John Knox was a student of John Calvin. Knox can be seen promoting the Reformational hermeneutic in an encounter with the Roman Catholic Mary Queen of Scots,

‘You interpret the Scriptures in one way,’ said the queen evasively, ‘and they in another: whom shall I believe, and who shall be judge?’ 
‘You shall believe God, who plainly speaketh in His Word,’ replied the Reformer, ‘and farther than the Word teacheth you, you shall believe neither the one nor the other. The Word of God is plain in itself; if there is any obscurity in one place, the Holy Ghost, who is never contrary to Himself, explains it more clearly in other places, so that there can remain no doubt, but as to such as are obstinately ignorant.’[6]

There you have it. Scotland was set free by having the Bible in their own language along with the key to interpreting it. No longer were priests muttering services in Latin, but the Gospel was now being proclaimed and understood. From here Scotland would go on to become the land of literary giants, theological heavyweights, philosophers, engineers, inventors, missionaries etc., heavily influencing the founding such places as Canada, Australia, and the American Republic.

Knox? Scotland owes him a great debt. Do the Scots flock to his grave with flowers to place them all around it? Well, you might not get close to his grave on some days on account of cars being parked on top of it. But have no fear, Knox believed in the resurrection of the dead. No parked car will be able to stop his grave from opening as he rises to meet his Lord in the air at Christ’s coming! Says Jane Dawson,

“Today [Knox] is usually identified as a Scottish Reformer; the opponent of Mary, Queen of Scots, and disparager of women; the anti-Catholic Presbyterian hero or villain according to perspective; the personification of the Calvinist dourness and puritanism that have blighted Scottish identity.

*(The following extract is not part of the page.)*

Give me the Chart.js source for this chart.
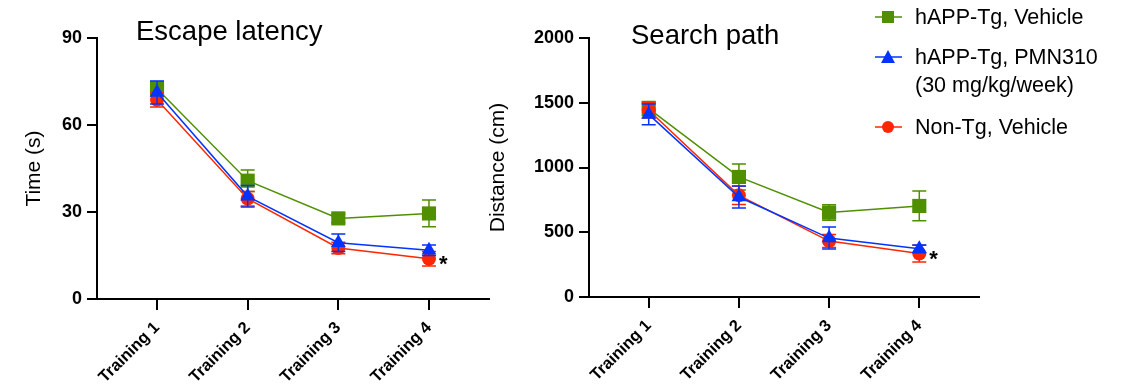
<!DOCTYPE html>
<html>
<head>
<meta charset="utf-8">
<script src="https://cdn.jsdelivr.net/npm/chart.js@4.4.1/dist/chart.umd.min.js"></script>
<style>
  body { margin: 0; background: #fff; font-family: "Liberation Sans", Arial, sans-serif; }
  #wrap { position: relative; width: 1124px; height: 387px; overflow: hidden; background: #fff; }
  canvas { position: absolute; top: 0; }
  #latencyChart { left: 0; }
  #pathChart { left: 480px; }
  .leg { position: absolute; left: 875px; font-size: 21.5px; line-height: 28px; color: #000; }
  .leg svg { position: absolute; left: 0; top: 7px; }
  .leg span { position: absolute; left: 40px; top: 0; white-space: nowrap; }
</style>
</head>
<body>
<div id="wrap">
  <canvas id="latencyChart" width="500" height="387"></canvas>
  <canvas id="pathChart" width="500" height="387"></canvas>

  <div class="leg" style="top:3px">
    <svg width="28" height="14"><line x1="0" y1="7" x2="27" y2="7" stroke="#4f8f00" stroke-width="1.5"/><rect x="7" y="1" width="12" height="12" fill="#4f8f00"/></svg>
    <span>hAPP-Tg, Vehicle</span>
  </div>
  <div class="leg" style="top:43px">
    <svg width="28" height="14"><line x1="0" y1="7" x2="27" y2="7" stroke="#0433ff" stroke-width="1.5"/><polygon points="13,0 20,13 6,13" fill="#0433ff"/></svg>
    <span>hAPP-Tg, PMN310<br>(30 mg/kg/week)</span>
  </div>
  <div class="leg" style="top:113px">
    <svg width="28" height="14"><line x1="0" y1="7" x2="27" y2="7" stroke="#ff2600" stroke-width="1.5"/><circle cx="13" cy="7" r="6" fill="#ff2600"/></svg>
    <span>Non-Tg, Vehicle</span>
  </div>
</div>

<script>
// --- data ---
const trainingLabels = ["Training 1", "Training 2", "Training 3", "Training 4"];
const seriesNames = ["hAPP-Tg, Vehicle", "hAPP-Tg, PMN310 (30 mg/kg/week)", "Non-Tg, Vehicle"];

// Escape latency (s), mean and SEM
const latencyVehicle = [72.5, 40.8, 27.8, 29.5];
const latencyVehicleSem = [2.5, 3.7, 1.5, 4.6];
const latencyPmn = [71.2, 35.4, 19.4, 16.8];
const latencyPmnSem = [4.0, 3.7, 3.0, 1.8];
const latencyNonTg = [68.7, 34.6, 17.6, 13.9];
const latencyNonTgSem = [2.5, 2.5, 2.0, 2.5];
const latencyTicks = [0, 30, 60, 90];

// Search path (cm), mean and SEM
const pathVehicle = [1455, 927, 652, 703];
const pathVehicleSem = [55, 100, 60, 115];
const pathPmn = [1410, 772, 455, 372];
const pathPmnSem = [80, 85, 85, 30];
const pathNonTg = [1442, 785, 432, 335];
const pathNonTgSem = [60, 70, 50, 65];
const pathTicks = [0, 500, 1000, 1500, 2000];

const GREEN = "#4f8f00", BLUE = "#0433ff", RED = "#ff2600";
const FONT = "'Liberation Sans', Arial, sans-serif";

// error bars drawn under each dataset's own line/markers
const errorBars = {
  id: "errorBars",
  beforeDatasetDraw(chart, args) {
    const ds = chart.data.datasets[args.index];
    if (!ds.sem) return;
    const { x, y } = chart.scales;
    const ctx = chart.ctx;
    ctx.save();
    ctx.strokeStyle = ds.borderColor;
    ctx.lineWidth = 1.5;
    ds.data.forEach((p, i) => {
      const px = x.getPixelForValue(p.x);
      const top = y.getPixelForValue(p.y + ds.sem[i]);
      const bot = y.getPixelForValue(p.y - ds.sem[i]);
      ctx.beginPath();
      ctx.moveTo(px, top); ctx.lineTo(px, bot);
      ctx.moveTo(px - 7, top); ctx.lineTo(px + 7, top);
      ctx.moveTo(px - 7, bot); ctx.lineTo(px + 7, bot);
      ctx.stroke();
    });
    ctx.restore();
  }
};

// panel title + significance star
const panelText = {
  id: "panelText",
  afterDraw(chart, args, opts) {
    const ctx = chart.ctx;
    const { x, y } = chart.scales;
    ctx.save();
    ctx.fillStyle = "#000";
    ctx.textBaseline = "alphabetic";
    ctx.font = "27.5px " + FONT;
    ctx.fillText(opts.title, opts.titleX, opts.titleY);
    ctx.font = "bold 22px " + FONT;
    ctx.textBaseline = "middle";
    ctx.fillText("*", x.getPixelForValue(4) + 10, y.getPixelForValue(opts.starValue) + 6);
    ctx.restore();
  }
};

function series(label, values, sem, color, style, radius, order) {
  return {
    label,
    data: values.map((v, i) => ({ x: i + 1, y: v })),
    sem,
    borderColor: color,
    backgroundColor: color,
    borderWidth: 1.5,
    pointStyle: style,
    pointRadius: radius,
    pointBorderWidth: 0,
    order
  };
}

function buildConfig(o) {
  return {
    type: "line",
    data: {
      datasets: [
        series(seriesNames[0], o.vehicle, o.vehicleSem, GREEN, "rect", 10, 3),
        series(seriesNames[1], o.pmn, o.pmnSem, BLUE, "triangle", 8.5, 1),
        series(seriesNames[2], o.nonTg, o.nonTgSem, RED, "circle", 7, 2)
      ]
    },
    options: {
      responsive: false,
      animation: false,
      layout: { autoPadding: false, padding: { left: 0, top: 38, right: o.padRight, bottom: 0 } },
      plugins: {
        legend: { display: false },
        tooltip: { enabled: false },
        panelText: { title: o.title, titleX: o.titleX, titleY: o.titleY, starValue: o.nonTg[3] }
      },
      scales: {
        x: {
          type: "linear",
          min: 0.338,
          max: 4.662,
          afterBuildTicks: s => { s.ticks = trainingLabels.map((_, i) => ({ value: i + 1 })); },
          afterFit: s => { s.height = o.xHeight; s.paddingLeft = 0; s.paddingRight = 0; },
          border: { color: "#000", width: 2 },
          grid: { drawOnChartArea: false, color: "#000", lineWidth: 2, tickLength: 11 },
          ticks: {
            color: "#000",
            font: { family: FONT, size: 16.5, weight: "bold" },
            minRotation: 45, maxRotation: 45, autoSkip: false, padding: 8,
            callback: v => trainingLabels[v - 1]
          }
        },
        y: {
          min: o.ticks[0],
          max: o.ticks[o.ticks.length - 1],
          afterBuildTicks: s => { s.ticks = o.ticks.map(v => ({ value: v })); },
          afterFit: s => { s.width = o.yWidth; },
          border: { color: "#000", width: 2 },
          grid: { drawOnChartArea: false, color: "#000", lineWidth: 2, tickLength: 10 },
          ticks: {
            color: "#000", font: { family: FONT, size: 18, weight: "bold" }, padding: 5,
            callback: v => String(v)
          },
          title: {
            display: true, text: o.yTitle, color: "#000",
            font: { family: FONT, size: 21 },
            padding: { top: o.yTitlePad, bottom: 0 }
          }
        }
      }
    },
    plugins: [errorBars, panelText]
  };
}

new Chart(document.getElementById("latencyChart"), buildConfig({
  vehicle: latencyVehicle, vehicleSem: latencyVehicleSem,
  pmn: latencyPmn, pmnSem: latencyPmnSem,
  nonTg: latencyNonTg, nonTgSem: latencyNonTgSem,
  ticks: latencyTicks,
  title: "Escape latency", titleX: 136, titleY: 40,
  yTitle: "Time (s)", yTitlePad: 22,
  yWidth: 97, xHeight: 88, padRight: 11
}));

new Chart(document.getElementById("pathChart"), buildConfig({
  vehicle: pathVehicle, vehicleSem: pathVehicleSem,
  pmn: pathPmn, pmnSem: pathPmnSem,
  nonTg: pathNonTg, nonTgSem: pathNonTgSem,
  ticks: pathTicks,
  title: "Search path", titleX: 151, titleY: 44,
  yTitle: "Distance (cm)", yTitlePad: 6,
  yWidth: 109, xHeight: 90, padRight: 1
}));
</script>
</body>
</html>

In the caricature version, he has become the ranting Scotsman with the long beard and preaching gown.”[7]

            I recommend that all people, especially Scots people, rediscover this founding father of modern Scotland, the genius John Knox.


[1] Burk Parsons, Give Me Scotland, or I Die”, Ligonier Ministries,  https://www.ligonier.org/learn/articles/give-me-scotland-or-i-die/
[2] Elizabeth Whitley, The Plain Mr. Knox, Christian Focus Publications, Ross-shire, 2001, P. 34.
[3] Jane Dawson, John Knox, Yale, 2016, p. 64.
[4] Steven J. Lawson, John Knox: Fearless Faith, Christian Focus, Ross-shire, 2014 (Reprinted in 2017), p. 88.
[5] Steven J. Lawson, John Knox: Fearless Faith, Christian Focus, Ross-shire, 2014 (Reprinted in 2017), p. 121.
[6] Rev. Thomas McRie, The Life of John Knox, Thomas Nelson & Sons, London & Edinburgh, 1889, P. 175.
[7] Jane Dawson, John Knox, Yale, 2016, p. 321.